Mavilim-2
Mavilim, hani biz aşkın son kalesiydik. Hani biz umutsuzluğumuzu umuda çevirecektik. Bağışla beni çoktandır hatırını soramıyorum, artık bende duyarsızlaştım. Hani biz mazlumun yanındaydık, ne oldu bize? Biz nerede yanlış yapıyoruz? Aslında duyarsızlaşmamız dünyalaşmamızdan geliyor. Artık ağlamayı da beceremiyoruz, yüreğimizde sızlamıyor. Ağlamayan gözlerden sakınırdık ya artık kendimden sakınmaya başladım.

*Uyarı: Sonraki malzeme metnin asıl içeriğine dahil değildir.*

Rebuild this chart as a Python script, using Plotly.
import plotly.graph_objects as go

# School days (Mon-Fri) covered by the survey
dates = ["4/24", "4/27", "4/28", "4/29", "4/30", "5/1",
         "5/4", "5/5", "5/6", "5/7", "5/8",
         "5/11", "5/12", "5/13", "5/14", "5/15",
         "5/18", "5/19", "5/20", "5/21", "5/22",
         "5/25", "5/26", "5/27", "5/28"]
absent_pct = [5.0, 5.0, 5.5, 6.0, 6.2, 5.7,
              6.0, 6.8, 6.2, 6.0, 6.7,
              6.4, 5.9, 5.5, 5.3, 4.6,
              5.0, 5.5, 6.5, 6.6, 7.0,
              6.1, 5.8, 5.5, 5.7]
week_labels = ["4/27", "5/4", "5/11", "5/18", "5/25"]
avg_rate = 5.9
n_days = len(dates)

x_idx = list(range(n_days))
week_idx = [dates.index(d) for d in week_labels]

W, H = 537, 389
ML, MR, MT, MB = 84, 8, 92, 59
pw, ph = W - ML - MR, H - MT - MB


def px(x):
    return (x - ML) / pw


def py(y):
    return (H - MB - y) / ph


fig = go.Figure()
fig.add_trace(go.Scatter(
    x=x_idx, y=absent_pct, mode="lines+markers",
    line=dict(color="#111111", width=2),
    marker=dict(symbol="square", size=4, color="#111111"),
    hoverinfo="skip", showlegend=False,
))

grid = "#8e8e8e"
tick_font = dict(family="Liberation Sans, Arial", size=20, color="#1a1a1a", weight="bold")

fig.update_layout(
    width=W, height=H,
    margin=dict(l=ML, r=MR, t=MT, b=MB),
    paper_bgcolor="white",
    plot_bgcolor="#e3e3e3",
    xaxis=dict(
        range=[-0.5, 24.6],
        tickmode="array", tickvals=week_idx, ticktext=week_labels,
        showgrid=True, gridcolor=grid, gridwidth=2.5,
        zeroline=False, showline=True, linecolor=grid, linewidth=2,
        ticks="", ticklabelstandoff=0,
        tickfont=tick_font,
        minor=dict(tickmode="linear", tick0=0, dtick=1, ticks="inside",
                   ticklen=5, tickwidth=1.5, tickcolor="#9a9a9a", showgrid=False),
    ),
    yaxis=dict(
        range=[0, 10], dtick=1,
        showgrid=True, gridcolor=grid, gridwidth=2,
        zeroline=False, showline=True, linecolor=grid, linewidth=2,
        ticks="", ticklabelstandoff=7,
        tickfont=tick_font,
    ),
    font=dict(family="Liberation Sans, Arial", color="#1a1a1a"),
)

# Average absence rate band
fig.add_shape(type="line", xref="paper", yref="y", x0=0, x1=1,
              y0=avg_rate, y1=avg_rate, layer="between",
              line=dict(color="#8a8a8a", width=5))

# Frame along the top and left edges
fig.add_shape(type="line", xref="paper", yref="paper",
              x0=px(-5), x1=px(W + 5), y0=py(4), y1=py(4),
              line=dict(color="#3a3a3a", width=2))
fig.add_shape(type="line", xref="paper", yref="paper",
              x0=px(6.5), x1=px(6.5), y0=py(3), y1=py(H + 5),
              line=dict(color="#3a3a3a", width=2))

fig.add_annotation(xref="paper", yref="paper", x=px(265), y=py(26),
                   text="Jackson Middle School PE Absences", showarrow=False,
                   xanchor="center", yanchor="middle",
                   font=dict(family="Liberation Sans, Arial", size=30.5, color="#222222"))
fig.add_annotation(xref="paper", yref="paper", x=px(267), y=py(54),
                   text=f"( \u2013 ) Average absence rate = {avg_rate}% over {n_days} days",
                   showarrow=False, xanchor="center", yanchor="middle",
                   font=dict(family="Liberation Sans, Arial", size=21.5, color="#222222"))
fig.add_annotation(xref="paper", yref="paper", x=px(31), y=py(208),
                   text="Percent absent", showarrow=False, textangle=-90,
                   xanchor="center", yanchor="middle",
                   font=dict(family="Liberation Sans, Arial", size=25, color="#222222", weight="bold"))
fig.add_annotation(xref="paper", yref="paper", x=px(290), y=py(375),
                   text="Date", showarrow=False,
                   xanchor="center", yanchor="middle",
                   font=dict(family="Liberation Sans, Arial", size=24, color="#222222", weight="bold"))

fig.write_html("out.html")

Mavilim yıllar oldu dertleşmeyeli ama seni sevdiğimi biliyorsun. Seninle çok oyunlar oynardık bizi bir ana şefkati gibi bir yar sevgisiyle bağrına bastın çok güzel günlerimiz geçti. Seninle kumsalda karşılıklı bakışmak varya yada senin kıyıya vuran sesinin güzelliğine doymak mümkün mü? Ya o renkli kum tanecikleriyle olan dansını izlemek. Sevdiklerini kendine, sevmediklerini dışarıya atıyorsun. Biz senin maviliğinden aldığımız feyz ile kumsalında kalp işareti yapıp içinden ok işareti geçirip bir başına kendi baş harfimizi bir başına da sevgilimizin baş harfini yazardık. Sen her seferinde bizi kıskanır yaptığımız kalp işaretini sahile vuran dalgalarınla bozardın. Hani sende az değilsin!

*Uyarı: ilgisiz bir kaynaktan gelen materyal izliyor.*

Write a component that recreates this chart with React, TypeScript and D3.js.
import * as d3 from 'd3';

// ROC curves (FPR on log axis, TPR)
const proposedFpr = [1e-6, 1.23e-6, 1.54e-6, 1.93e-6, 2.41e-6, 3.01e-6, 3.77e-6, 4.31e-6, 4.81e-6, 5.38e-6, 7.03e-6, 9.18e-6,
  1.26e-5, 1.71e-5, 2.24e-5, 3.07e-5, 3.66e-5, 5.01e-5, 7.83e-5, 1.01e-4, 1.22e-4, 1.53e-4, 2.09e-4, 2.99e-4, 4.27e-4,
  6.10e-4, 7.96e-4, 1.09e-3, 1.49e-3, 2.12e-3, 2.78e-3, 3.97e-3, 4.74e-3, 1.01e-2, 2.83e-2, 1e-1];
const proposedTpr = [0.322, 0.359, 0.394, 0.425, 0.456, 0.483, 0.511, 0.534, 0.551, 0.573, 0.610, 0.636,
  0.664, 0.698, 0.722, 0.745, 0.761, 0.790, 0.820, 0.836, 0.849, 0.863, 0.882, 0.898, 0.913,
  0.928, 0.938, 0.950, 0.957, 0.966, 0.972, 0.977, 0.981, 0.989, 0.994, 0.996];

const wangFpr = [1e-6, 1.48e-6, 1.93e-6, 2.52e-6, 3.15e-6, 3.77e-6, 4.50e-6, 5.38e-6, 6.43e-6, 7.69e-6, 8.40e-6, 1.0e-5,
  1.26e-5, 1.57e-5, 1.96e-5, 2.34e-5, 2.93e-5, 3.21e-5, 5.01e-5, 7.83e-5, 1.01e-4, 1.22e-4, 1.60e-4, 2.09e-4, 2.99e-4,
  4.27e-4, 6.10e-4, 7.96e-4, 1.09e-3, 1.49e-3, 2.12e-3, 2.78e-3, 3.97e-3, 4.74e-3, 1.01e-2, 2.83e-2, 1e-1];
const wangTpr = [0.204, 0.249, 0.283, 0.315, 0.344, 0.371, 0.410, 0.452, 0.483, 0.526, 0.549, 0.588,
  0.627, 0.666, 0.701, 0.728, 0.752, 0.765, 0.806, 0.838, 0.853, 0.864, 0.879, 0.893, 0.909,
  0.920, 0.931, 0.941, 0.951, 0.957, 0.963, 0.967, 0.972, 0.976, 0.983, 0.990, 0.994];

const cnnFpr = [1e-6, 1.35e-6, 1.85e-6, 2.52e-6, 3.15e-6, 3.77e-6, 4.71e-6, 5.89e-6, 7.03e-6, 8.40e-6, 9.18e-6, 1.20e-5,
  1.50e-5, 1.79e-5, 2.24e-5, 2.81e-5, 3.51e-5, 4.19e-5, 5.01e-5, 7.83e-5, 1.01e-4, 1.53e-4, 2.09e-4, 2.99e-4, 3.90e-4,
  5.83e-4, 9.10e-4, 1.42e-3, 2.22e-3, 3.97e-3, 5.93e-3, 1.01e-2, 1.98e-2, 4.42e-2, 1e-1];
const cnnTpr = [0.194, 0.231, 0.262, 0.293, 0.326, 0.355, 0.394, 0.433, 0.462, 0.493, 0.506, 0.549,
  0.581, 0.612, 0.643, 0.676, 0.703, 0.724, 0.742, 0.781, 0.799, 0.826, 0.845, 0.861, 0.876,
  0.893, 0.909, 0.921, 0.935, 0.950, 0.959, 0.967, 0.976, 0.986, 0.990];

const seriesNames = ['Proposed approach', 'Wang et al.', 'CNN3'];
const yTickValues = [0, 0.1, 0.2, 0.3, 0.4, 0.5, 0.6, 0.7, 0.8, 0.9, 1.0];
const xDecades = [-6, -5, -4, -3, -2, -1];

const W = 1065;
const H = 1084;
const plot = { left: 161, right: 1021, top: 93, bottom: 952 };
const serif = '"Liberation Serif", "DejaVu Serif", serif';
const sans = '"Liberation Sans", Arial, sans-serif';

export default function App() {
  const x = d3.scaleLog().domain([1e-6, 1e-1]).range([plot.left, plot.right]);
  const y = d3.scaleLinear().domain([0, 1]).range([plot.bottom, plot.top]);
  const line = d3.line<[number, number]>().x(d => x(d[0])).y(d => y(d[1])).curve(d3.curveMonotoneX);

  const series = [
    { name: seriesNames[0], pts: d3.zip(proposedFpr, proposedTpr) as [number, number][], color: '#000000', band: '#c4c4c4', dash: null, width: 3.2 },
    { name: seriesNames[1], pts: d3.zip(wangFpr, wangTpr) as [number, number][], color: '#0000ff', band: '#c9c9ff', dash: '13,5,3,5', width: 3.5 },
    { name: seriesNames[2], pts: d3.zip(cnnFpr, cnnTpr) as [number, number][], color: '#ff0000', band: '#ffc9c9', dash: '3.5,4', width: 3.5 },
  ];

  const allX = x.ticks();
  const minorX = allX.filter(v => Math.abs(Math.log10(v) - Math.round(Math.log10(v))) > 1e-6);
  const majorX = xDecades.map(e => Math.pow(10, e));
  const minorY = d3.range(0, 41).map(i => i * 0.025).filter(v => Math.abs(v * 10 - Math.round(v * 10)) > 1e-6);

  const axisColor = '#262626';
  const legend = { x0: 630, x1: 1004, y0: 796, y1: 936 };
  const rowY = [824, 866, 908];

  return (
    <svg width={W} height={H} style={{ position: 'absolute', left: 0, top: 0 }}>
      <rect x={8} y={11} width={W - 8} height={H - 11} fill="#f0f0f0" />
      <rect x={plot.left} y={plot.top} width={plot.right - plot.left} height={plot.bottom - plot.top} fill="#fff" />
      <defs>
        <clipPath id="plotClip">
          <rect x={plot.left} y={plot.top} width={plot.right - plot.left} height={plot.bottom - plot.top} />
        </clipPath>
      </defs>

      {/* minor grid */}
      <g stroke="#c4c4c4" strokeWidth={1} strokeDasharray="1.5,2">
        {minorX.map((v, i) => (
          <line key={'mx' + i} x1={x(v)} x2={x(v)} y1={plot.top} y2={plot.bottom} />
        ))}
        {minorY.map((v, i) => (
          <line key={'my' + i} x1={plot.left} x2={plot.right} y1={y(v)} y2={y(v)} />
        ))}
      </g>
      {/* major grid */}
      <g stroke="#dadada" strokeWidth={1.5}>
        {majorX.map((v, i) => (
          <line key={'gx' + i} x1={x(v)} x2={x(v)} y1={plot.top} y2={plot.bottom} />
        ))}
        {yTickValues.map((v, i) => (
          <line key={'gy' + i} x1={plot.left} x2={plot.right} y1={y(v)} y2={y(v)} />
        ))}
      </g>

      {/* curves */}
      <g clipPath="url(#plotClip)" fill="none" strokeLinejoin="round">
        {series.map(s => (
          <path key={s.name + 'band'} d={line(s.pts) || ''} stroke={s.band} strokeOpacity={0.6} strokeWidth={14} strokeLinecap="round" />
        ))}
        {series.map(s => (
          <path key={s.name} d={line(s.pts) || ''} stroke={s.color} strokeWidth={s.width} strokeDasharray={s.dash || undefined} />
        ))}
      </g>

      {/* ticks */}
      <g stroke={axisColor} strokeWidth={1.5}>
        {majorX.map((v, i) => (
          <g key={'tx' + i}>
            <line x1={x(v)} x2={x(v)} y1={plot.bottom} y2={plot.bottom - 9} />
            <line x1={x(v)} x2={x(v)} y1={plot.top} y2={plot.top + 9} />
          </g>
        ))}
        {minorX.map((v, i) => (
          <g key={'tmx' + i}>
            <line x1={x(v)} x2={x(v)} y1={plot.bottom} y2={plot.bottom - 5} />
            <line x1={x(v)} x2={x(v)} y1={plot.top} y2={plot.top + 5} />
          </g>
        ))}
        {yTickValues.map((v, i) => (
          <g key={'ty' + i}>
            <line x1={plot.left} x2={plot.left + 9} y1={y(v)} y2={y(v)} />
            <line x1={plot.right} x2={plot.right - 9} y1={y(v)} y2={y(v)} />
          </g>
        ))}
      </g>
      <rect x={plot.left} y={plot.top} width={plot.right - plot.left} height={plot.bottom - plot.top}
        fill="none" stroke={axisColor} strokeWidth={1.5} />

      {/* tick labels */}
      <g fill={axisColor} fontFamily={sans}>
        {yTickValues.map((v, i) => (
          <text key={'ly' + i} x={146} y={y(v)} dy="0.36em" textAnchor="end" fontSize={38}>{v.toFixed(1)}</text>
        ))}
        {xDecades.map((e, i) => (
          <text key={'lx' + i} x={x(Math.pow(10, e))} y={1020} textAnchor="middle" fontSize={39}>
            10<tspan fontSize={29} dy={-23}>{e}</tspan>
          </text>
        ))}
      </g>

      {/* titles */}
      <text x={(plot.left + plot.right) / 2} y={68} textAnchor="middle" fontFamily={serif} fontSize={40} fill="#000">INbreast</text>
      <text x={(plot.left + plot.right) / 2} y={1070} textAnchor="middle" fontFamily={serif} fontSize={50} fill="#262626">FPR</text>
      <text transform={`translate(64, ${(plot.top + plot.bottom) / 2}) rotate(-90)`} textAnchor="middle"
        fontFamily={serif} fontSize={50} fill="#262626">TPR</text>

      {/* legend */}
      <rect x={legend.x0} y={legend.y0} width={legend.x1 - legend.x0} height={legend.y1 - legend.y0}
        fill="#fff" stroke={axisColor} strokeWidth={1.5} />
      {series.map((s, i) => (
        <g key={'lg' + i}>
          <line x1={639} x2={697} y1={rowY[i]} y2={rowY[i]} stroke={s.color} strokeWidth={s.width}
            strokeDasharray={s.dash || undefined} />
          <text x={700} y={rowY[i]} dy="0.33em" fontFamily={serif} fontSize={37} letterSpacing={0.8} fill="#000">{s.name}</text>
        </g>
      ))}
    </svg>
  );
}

Yaşamayı arzulayan savaşçı kaybetmiştir ya mavilim, bizde öyle kaybettik. Yaşamayı arzularken yaşamın anlamını yitirdik. Gayesizleştiğimiz içindir ki seni artık soramıyoruz.Yorulduk ama yoğrulmadık, Durulduk ama doğrulmadık sadece ve sadece yılgınlaştık.

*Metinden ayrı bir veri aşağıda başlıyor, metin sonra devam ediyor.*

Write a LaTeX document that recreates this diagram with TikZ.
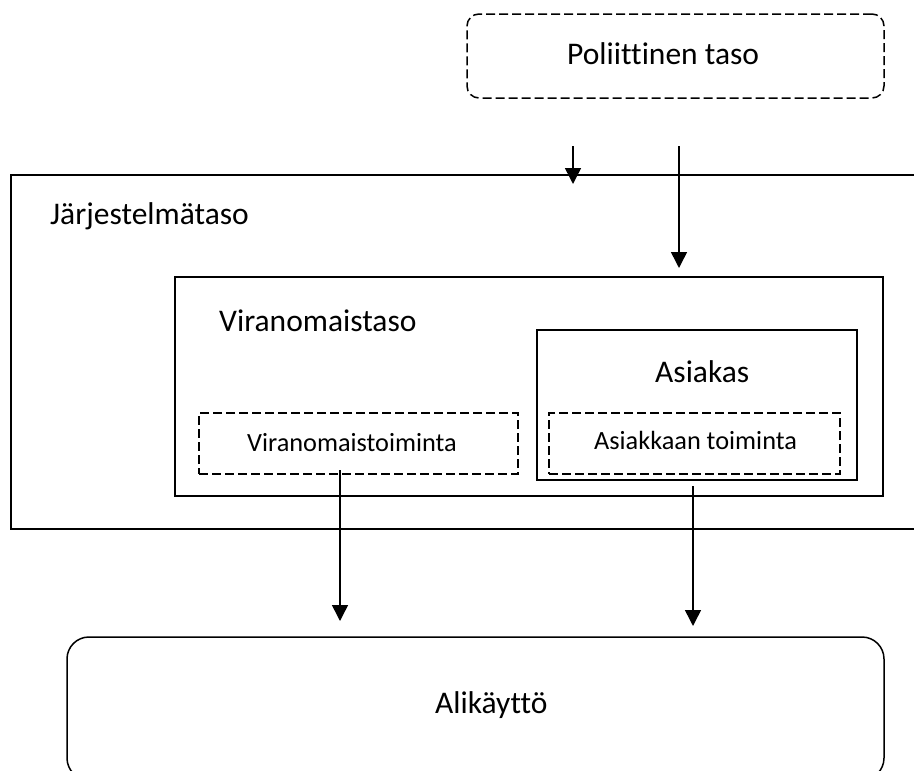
\documentclass[tikz,border=0pt]{standalone}
\usepackage{fontspec}
\setmainfont{Carlito}[Ligatures={NoCommon,NoRequired,NoContextual}]
\usetikzlibrary{arrows.meta}
\tikzset{
  frame/.style={draw, line width=1.5pt, inner sep=0pt, rectangle},
  dashframe/.style={frame, dash pattern=on 9pt off 4pt},
  lbl/.style={inner sep=0pt, anchor=base west, font=\fontsize{31.5}{36}\selectfont},
  smalllbl/.style={lbl, font=\fontsize{26.3}{30}\selectfont},
  arr/.style={line width=1.5pt, -{Triangle[width=16pt,length=16pt]}}
}
\begin{document}
\begin{tikzpicture}[x=1pt,y=-1pt]
\useasboundingbox (0,0) rectangle (914,771);
% boxes
\node[dashframe, rounded corners=12pt, minimum width=417pt, minimum height=84pt] (pol) at (675.5,56) {};
\node[frame, minimum width=919pt, minimum height=354pt] (jar) at (470.5,352) {};
\node[frame, minimum width=708pt, minimum height=219pt] (vir) at (529,386.5) {};
\node[frame, minimum width=320pt, minimum height=150pt] (asi) at (697,405) {};
\node[dashframe, minimum width=319pt, minimum height=61pt] (virt) at (358.5,443.5) {};
\node[dashframe, minimum width=291pt, minimum height=61pt] (asit) at (694.5,443.5) {};
\node[frame, rounded corners=22pt, minimum width=817pt, minimum height=143pt] (ali) at (475.5,708.5) {};
% labels
\node[lbl] (tpol) at (567,64) {Poliittinen taso};
\node[lbl] (tjar) at (50,224) {Järjestelmätaso};
\node[lbl] (tvir) at (219,331) {Viranomaistaso};
\node[lbl] (tasi) at (655,382) {Asiakas};
\node[smalllbl] (tvirt) at (247,451) {Viranomaistoiminta};
\node[smalllbl] (tasit) at (594,449) {Asiakkaan toiminta};
\node[lbl] (tali) at (435,713) {Alikäyttö};
% connector ends
\coordinate (a1s) at (573,146);
\coordinate (a1e) at (573,184);
\coordinate (a2s) at (679,146);
\coordinate (a2e) at (679,268);
\coordinate (a3s) at (340,470);
\coordinate (a3e) at (340,621);
\coordinate (a4s) at (693,486);
\coordinate (a4e) at (693,626);
\draw[arr] (a1s) -- (a1e);
\draw[arr] (a2s) -- (a2e);
\draw[arr] (a3s) -- (a3e);
\draw[arr] (a4s) -- (a4e);
\end{tikzpicture}
\end{document}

Akşamları sana geldiğimde senin sahile vuran o sesin içime ölümün sessizliğini ve ürpertisini düşürüyor. Gel bana! diyorsun… Ama benim sana kavuşmaya o kadarda vefam ve cesaretim yok. Sen sağa sola savruluşunla içinde ki bütün atıklarını sahile verip, bütün kirlerinden arınıyorsun ama biz arınamadık Mavilim. Önceliklerimiz bizde arınma gibi kaygıda bırakmadı. Eğer sen olmasaydın biz belkide bu kadar uzun süre buralarda kalmayacaktık. Aslında bizler seni seviyoruz fakat sevgimizi ifade edemiyoruz ya da anlatamıyoruz. Onun için bizi bağışla.
Sen bizim keyfimiz, neşemiz ve sığınağımızsın 'MAVİLİM'.